In general, we argue that building multitask learning models with dedicated layers on every targeted task is the method that showed the most promising results, on joint condition learning. Avoiding branching and having only shared layers across tasks led to the worst results as the model struggled to effectively distinguish between conditions, since the learned features could not scale equally across tasks. The multi-class approach also offered inferior results compared to multitask learning as the division of training data into multiple groups had a negative impact on the final result.

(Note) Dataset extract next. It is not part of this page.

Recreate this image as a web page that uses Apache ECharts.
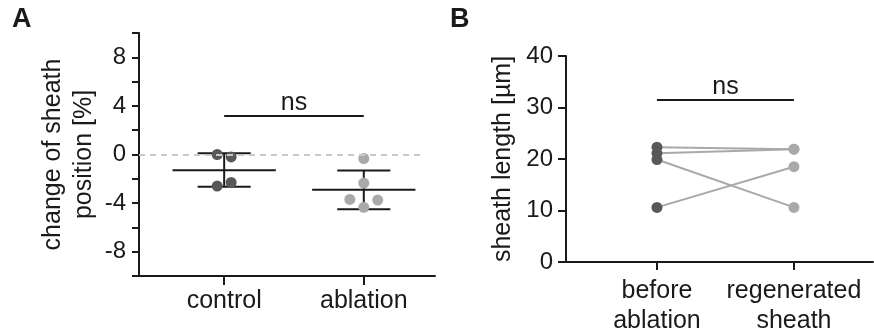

Even though condition-specific models still offer the optimal results, our findings strongly indicate that joint condition modeling using multitask learning has great future potential on this and similar tasks and we plan to investigate this direction further in the near future. In addition, a limitation of the current analysis is that the levels of drowsiness experienced by the participants are not practically measurable. Our assumption about drowsiness is derived mostly by previous highly credible research (including NHTSA findings [
5]) and the daily schedule of our specific target group (young adults who are graduate and undergraduate university students). In future versions of the dataset, we plan to introduce additional drowsiness evaluation methods such as subjective sleepiness reporting [
56] and objective test-based evaluations [
57] to better quantify and measure the presence of drowsiness in our recordings.